# Comment créer un dossier dans Mail ?



## aspro321 (5 Avril 2009)

Bonjour à tous. C'est vraiment une question de newbie et je m'en excuse, je suis nouveau sur MacOsX, plutot habitué à windows et outlook, je cherche à créer des dossiers dans Mail 3.5 pour classer mes couriers. Je ne comprends rien aux concepts de dossiers et boites "intelligents". J'ai essayé de créer un "nouveau dossier de boite aux lettres intelligente", mais ça apparait toujours en grisé dans le menu BAL.

Ma configuration : 
Macbook 13"3
Mac os X 10.5.6
Mail 3.5
Messagerie Gmail

Merci


----------



## Taz33 (5 Avril 2009)

Manip classique


> Le petit "+"en bas à gauche de ta fenêtre Mail
> et tu choisis "Nouvelle boite aux lettres..." pour dossier classique
> ou "Boite aux lettres intelligentes" pour lui assigner des règles.

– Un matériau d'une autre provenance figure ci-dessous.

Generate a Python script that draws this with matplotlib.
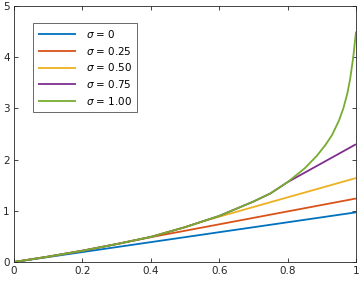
import matplotlib
matplotlib.use("Agg")
import matplotlib.pyplot as plt

# values
x_green = [0, 0.1, 0.2, 0.3, 0.4, 0.5, 0.6, 0.7, 0.75, 0.8, 0.85, 0.885, 0.91, 0.93,
           0.95, 0.963, 0.975, 0.983, 0.992, 1.0]
y_green = [0, 0.105, 0.22, 0.35, 0.49, 0.68, 0.9, 1.18, 1.34, 1.56, 1.83, 2.07, 2.28, 2.48,
           2.76, 3.0, 3.3, 3.58, 4.0, 4.5]

x_purple = [0, 0.1, 0.2, 0.3, 0.4, 0.5, 0.6, 0.7, 0.75, 0.8, 0.9, 1.0]
y_purple = [0, 0.105, 0.22, 0.35, 0.49, 0.68, 0.9, 1.18, 1.34, 1.56, 1.93, 2.30]

x_yellow = [0, 0.1, 0.2, 0.3, 0.4, 0.5, 0.55, 0.6, 0.7, 0.8, 0.9, 1.0]
y_yellow = [0, 0.105, 0.22, 0.35, 0.49, 0.68, 0.79, 0.885, 1.074, 1.263, 1.451, 1.64]

x_red = [0, 0.1, 0.2, 0.3, 0.4, 0.5, 0.6, 0.7, 0.8, 0.9, 1.0]
y_red = [0, 0.105, 0.22, 0.35, 0.485, 0.61, 0.736, 0.862, 0.988, 1.114, 1.24]

x_blue = [0, 0.5, 1.0]
y_blue = [0, 0.485, 0.97]

labels = [r"$\sigma$ = 0", r"$\sigma$ = 0.25", r"$\sigma$ = 0.50", r"$\sigma$ = 0.75", r"$\sigma$ = 1.00"]
colors = ["#0072BD", "#D95319", "#EDB120", "#7E2F8E", "#77AC30"]
xticks = [0, 0.2, 0.4, 0.6, 0.8, 1]
xticklabels = ["0", "0.2", "0.4", "0.6", "0.8", "1"]
yticks = [0, 1, 2, 3, 4, 5]

plt.rcParams["font.family"] = ["DejaVu Sans"]
plt.rcParams["mathtext.fontset"] = "dejavusans"

fig = plt.figure(figsize=(3.62, 2.85), dpi=100)
ax = fig.add_axes([14 / 362, 1 - 262 / 285, 342 / 362, 256 / 285])

series = [(x_blue, y_blue), (x_red, y_red), (x_yellow, y_yellow), (x_purple, y_purple), (x_green, y_green)]
for (xs, ys), c, lab in zip(series, colors, labels):
    ax.plot(xs, ys, color=c, lw=1.3, label=lab, solid_capstyle="butt")

ax.set_xlim(0, 1); ax.set_ylim(0, 5)
ax.set_xticks(xticks); ax.set_xticklabels(xticklabels)
ax.set_yticks(yticks)
ax.tick_params(direction="in", length=3, width=0.6, top=True, right=True,
               labelsize=7.5, colors="#262626", pad=3)
for s in ax.spines.values():
    s.set_color("#262626"); s.set_linewidth(0.6)

leg = ax.legend(loc="upper left", bbox_to_anchor=(0.055, 0.935), fontsize=7.5,
                frameon=True, fancybox=False, edgecolor="#262626", handlelength=3.6,
                handletextpad=1.0, borderpad=0.5, labelspacing=0.45, borderaxespad=0)
leg.get_frame().set_linewidth(0.6)

fig.savefig("out.png", dpi=100)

Pour la suite..., ton compte Gmail est déjà configurer dans Mail ?


----------



## aspro321 (5 Avril 2009)

Merci de ta réponse, je vais essayer.
Sinon, oui mon compte Gmail est déjà configuré. Autre petite question en passant, je voudrais récupérer mon carnet d'adresse depuis un compte yahoo, dans quel format l'exporter ? CSV ? Avec des virgules ou des points virgules ?


----------